Extract every line where the string "size" appears.

Start

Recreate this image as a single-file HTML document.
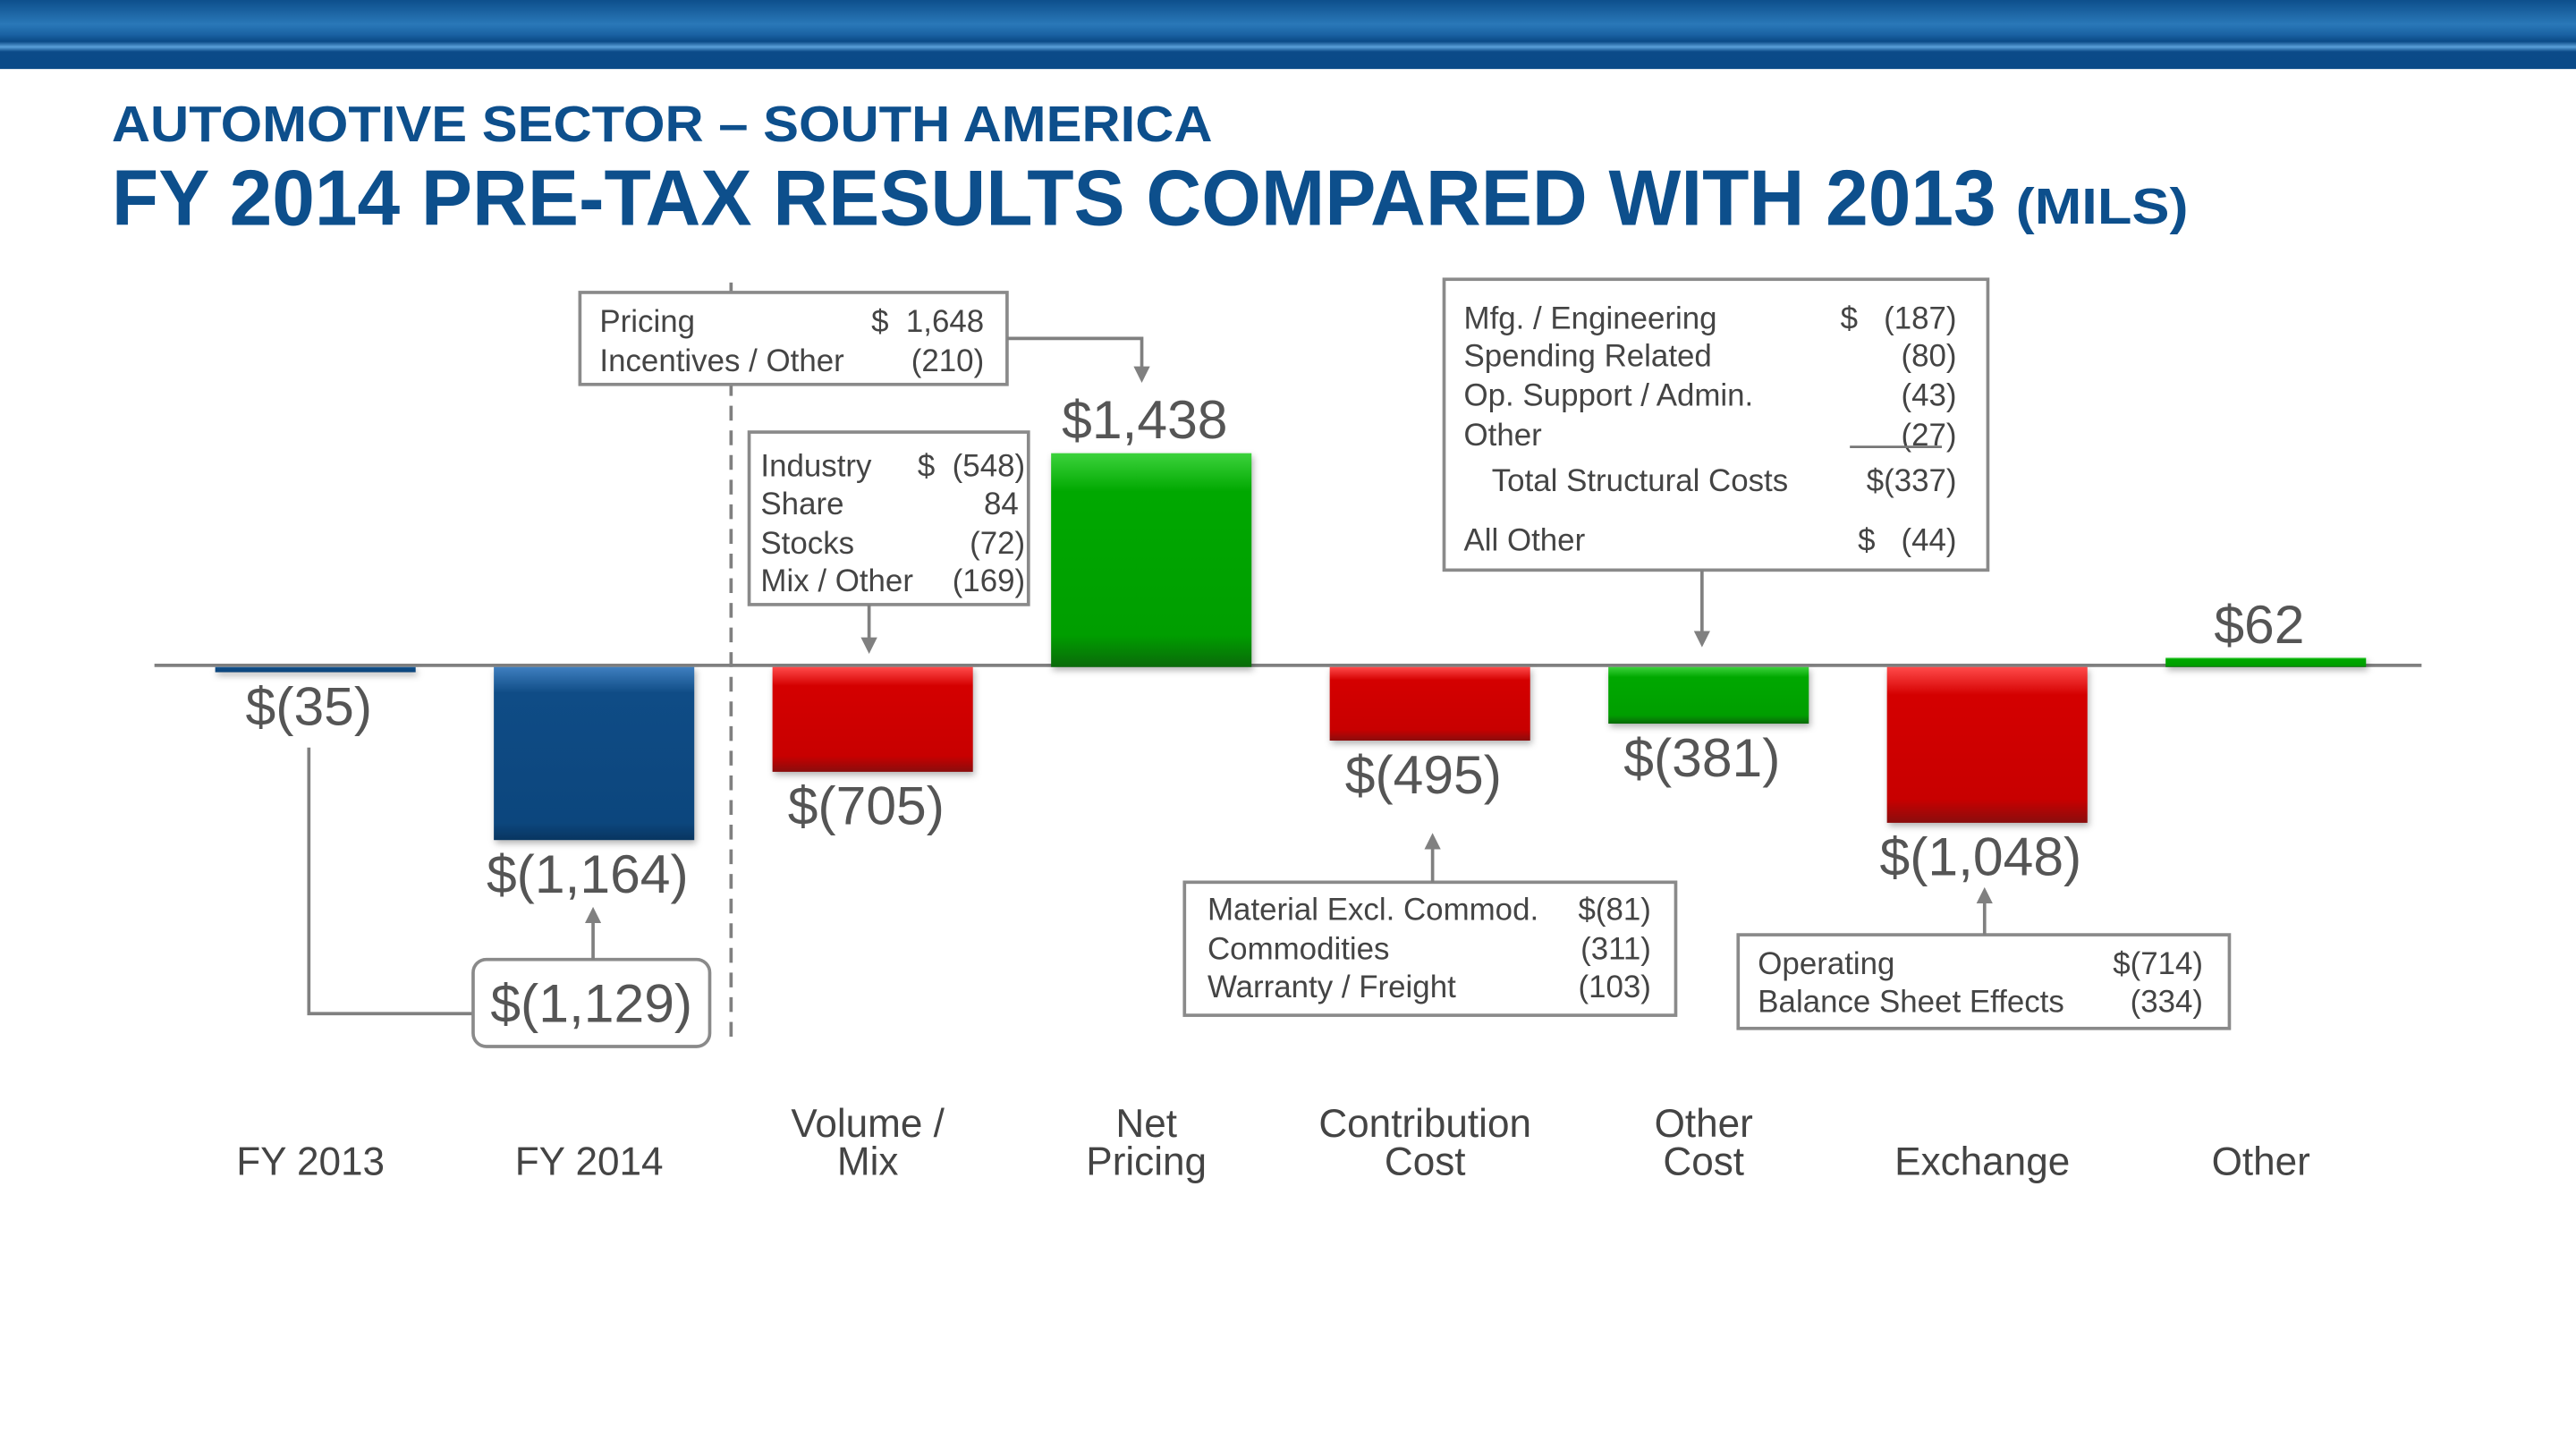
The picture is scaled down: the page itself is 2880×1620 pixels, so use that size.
<!DOCTYPE html>
<html><head><meta charset="utf-8"><style>
html,body{margin:0;padding:0;background:#fff;}
svg{display:block;}
#callouts text{white-space:pre;}
</style></head><body>
<svg id="chart" width="2880" height="1620" viewBox="0 0 1568 882" xmlns="http://www.w3.org/2000/svg" font-family="Liberation Sans, sans-serif">
<defs>
<linearGradient id="banner" x1="0" y1="0" x2="0" y2="1">
<stop offset="0" stop-color="#0d4f8c"/><stop offset="0.35" stop-color="#2a78b8"/><stop offset="0.5" stop-color="#1a62a3"/><stop offset="0.6" stop-color="#0a4a86"/><stop offset="0.68" stop-color="#5aa0d8"/><stop offset="0.75" stop-color="#0b4a88"/><stop offset="1" stop-color="#0a4a88"/>
</linearGradient>
<linearGradient id="g-blue" x1="0" y1="0" x2="0" y2="1"><stop offset="0" stop-color="#3f7fbf"/><stop offset="0.15" stop-color="#0f4c86"/><stop offset="0.9" stop-color="#0c467d"/><stop offset="1" stop-color="#083560"/></linearGradient>
<linearGradient id="g-red" x1="0" y1="0" x2="0" y2="1"><stop offset="0" stop-color="#ff4a4a"/><stop offset="0.18" stop-color="#d40000"/><stop offset="0.85" stop-color="#c80000"/><stop offset="1" stop-color="#8a0d0d"/></linearGradient>
<linearGradient id="g-green" x1="0" y1="0" x2="0" y2="1"><stop offset="0" stop-color="#3cd23c"/><stop offset="0.18" stop-color="#00a800"/><stop offset="0.85" stop-color="#009e00"/><stop offset="1" stop-color="#0a6a0a"/></linearGradient>
<marker id="arr" viewBox="0 0 10 10" refX="5" refY="5" markerWidth="5" markerHeight="5" orient="auto"><path d="M0,0 L10,5 L0,10 z" fill="#808080"/></marker>
</defs>

<rect x="0" y="0" width="1568" height="42" fill="url(#banner)"/>
<text x="68" y="86" font-size="31" font-weight="bold" fill="#0d4f8c" textLength="670" lengthAdjust="spacingAndGlyphs">AUTOMOTIVE SECTOR – SOUTH AMERICA</text>
<text x="68" y="137" font-size="48" font-weight="bold" fill="#0d4f8c" textLength="1147" lengthAdjust="spacingAndGlyphs">FY 2014 PRE-TAX RESULTS COMPARED WITH 2013</text>
<text x="1227" y="136" font-size="31" font-weight="bold" fill="#0d4f8c" textLength="105" lengthAdjust="spacingAndGlyphs">(MILS)</text>

<line x1="94" y1="405" x2="1474" y2="405" stroke="#808080" stroke-width="2"/>
<line x1="445" y1="172" x2="445" y2="636" stroke="#808080" stroke-width="2" stroke-dasharray="9,6"/>
<g id="bars"></g>
<g id="callouts" font-size="19" fill="#444">
  <rect x="353" y="178" width="260" height="56" fill="#fff" stroke="#8a8a8a" stroke-width="2"/>
  <text x="365" y="202">Pricing</text><text x="599" y="202" text-anchor="end">$  1,648</text>
  <text x="365" y="226">Incentives / Other</text><text x="599" y="226" text-anchor="end">(210)</text>
  <polyline points="613,206 695,206 695,228" fill="none" stroke="#808080" stroke-width="2" marker-end="url(#arr)"/>
  <rect x="456" y="263" width="170" height="105" fill="#fff" stroke="#8a8a8a" stroke-width="2"/>
  <text x="463" y="290">Industry</text><text x="624" y="290" text-anchor="end">$  (548)</text>
  <text x="463" y="313">Share</text><text x="620" y="313" text-anchor="end">84</text>
  <text x="463" y="337">Stocks</text><text x="624" y="337" text-anchor="end">(72)</text>
  <text x="463" y="360">Mix / Other</text><text x="624" y="360" text-anchor="end">(169)</text>
  <line x1="529" y1="368" x2="529" y2="393" stroke="#808080" stroke-width="2" marker-end="url(#arr)"/>
  <rect x="879" y="170" width="331" height="177" fill="#fff" stroke="#8a8a8a" stroke-width="2"/>
  <text x="891" y="200">Mfg. / Engineering</text><text x="1191" y="200" text-anchor="end">$   (187)</text>
  <text x="891" y="223">Spending Related</text><text x="1191" y="223" text-anchor="end">(80)</text>
  <text x="891" y="247">Op. Support / Admin.</text><text x="1191" y="247" text-anchor="end">(43)</text>
  <text x="891" y="271">Other</text><text x="1191" y="271" text-anchor="end">(27)</text>
  <line x1="1126" y1="272" x2="1182" y2="272" stroke="#777" stroke-width="1.5"/>
  <text x="908" y="299">Total Structural Costs</text><text x="1191" y="299" text-anchor="end">$(337)</text>
  <text x="891" y="335">All Other</text><text x="1191" y="335" text-anchor="end">$   (44)</text>
  <line x1="1036" y1="347" x2="1036" y2="389" stroke="#808080" stroke-width="2" marker-end="url(#arr)"/>
  <rect x="721" y="537" width="299" height="81" fill="#fff" stroke="#8a8a8a" stroke-width="2"/>
  <text x="735" y="560">Material Excl. Commod.</text><text x="1005" y="560" text-anchor="end">$(81)</text>
  <text x="735" y="584">Commodities</text><text x="1005" y="584" text-anchor="end">(311)</text>
  <text x="735" y="607">Warranty / Freight</text><text x="1005" y="607" text-anchor="end">(103)</text>
  <line x1="872" y1="537" x2="872" y2="512" stroke="#808080" stroke-width="2" marker-end="url(#arr)"/>
  <rect x="1058" y="569" width="299" height="57" fill="#fff" stroke="#8a8a8a" stroke-width="2"/>
  <text x="1070" y="593">Operating</text><text x="1341" y="593" text-anchor="end">$(714)</text>
  <text x="1070" y="616">Balance Sheet Effects</text><text x="1341" y="616" text-anchor="end">(334)</text>
  <line x1="1208" y1="569" x2="1208" y2="545" stroke="#808080" stroke-width="2" marker-end="url(#arr)"/>
  <polyline points="188,455 188,617 288,617" fill="none" stroke="#808080" stroke-width="2"/>
  <rect x="288" y="584" width="144" height="53" rx="8" fill="#fff" stroke="#8a8a8a" stroke-width="2"/>
  <text x="360" y="622" font-size="33" text-anchor="middle" fill="#555">$(1,129)</text>
  <line x1="361" y1="584" x2="361" y2="557" stroke="#808080" stroke-width="2" marker-end="url(#arr)"/>
</g>
<g id="cats"></g>
</svg>
<script>
const categories = [["FY 2013"],["FY 2014"],["Volume /","Mix"],["Net","Pricing"],["Contribution","Cost"],["Other","Cost"],["Exchange"],["Other"]];
const values = [-35, -1164, -705, 1438, -495, -381, -1048, 62];
const valueLabels = ["$(35)","$(1,164)","$(705)","$1,438","$(495)","$(381)","$(1,048)","$62"];
const colors = ["blue","blue","red","green","red","green","red","green"];

const NS = "http://www.w3.org/2000/svg";
const axisY = 406, x0 = 192, step = 169.6, barW = 122, scale = 0.0905;
function xCenter(i){ return x0 + i*step; }
function yVal(v){ return axisY - v*scale; }
function mk(tag, attrs){ const e=document.createElementNS(NS,tag); for(const k in attrs) e.setAttribute(k, attrs[k]); return e; }
const bars = document.getElementById('bars');
const cats = document.getElementById('cats');
values.forEach((v,i)=>{
  const cx = xCenter(i);
  const yTop = Math.min(yVal(v), axisY), yBot = Math.max(yVal(v), axisY);
  const h = Math.max(yBot - yTop, 3);
  const r = mk('rect',{x:cx-barW/2, y:yTop, width:barW, height:h, fill:'url(#g-'+colors[i]+')'});
  
  
  r.setAttribute('style','filter:drop-shadow(1px 2px 2px rgba(0,0,0,0.3))');
  bars.appendChild(r);
  const t = mk('text',{x:cx - 4, 'text-anchor':'middle', 'font-size':33, fill:'#555'});
  t.setAttribute('y', v < 0 ? yBot + 32 : yTop - 9);
  t.textContent = valueLabels[i];
  
  
  bars.appendChild(t);
  const lines = categories[i];
  lines.forEach((ln,j)=>{
    const c = mk('text',{x:cx - 3, 'text-anchor':'middle', 'font-size':24, fill:'#444'});
    c.setAttribute('y', lines.length===1 ? 715 : 692 + j*23);
    c.textContent = ln;
    
    
    cats.appendChild(c);
  });
});
</script>
</body></html>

End

TASK OUTPUT:
The picture is scaled down: the page itself is 2880×1620 pixels, so use that size.
<text x="68" y="86" font-size="31" font-weight="bold" fill="#0d4f8c" textLength="670" lengthAdjust="spacingAndGlyphs">AUTOMOTIVE SECTOR – SOUTH AMERICA</text>
<text x="68" y="137" font-size="48" font-weight="bold" fill="#0d4f8c" textLength="1147" lengthAdjust="spacingAndGlyphs">FY 2014 PRE-TAX RESULTS COMPARED WITH 2013</text>
<text x="1227" y="136" font-size="31" font-weight="bold" fill="#0d4f8c" textLength="105" lengthAdjust="spacingAndGlyphs">(MILS)</text>
<g id="callouts" font-size="19" fill="#444">
  <text x="360" y="622" font-size="33" text-anchor="middle" fill="#555">$(1,129)</text>
  const t = mk('text',{x:cx - 4, 'text-anchor':'middle', 'font-size':33, fill:'#555'});
    const c = mk('text',{x:cx - 3, 'text-anchor':'middle', 'font-size':24, fill:'#444'});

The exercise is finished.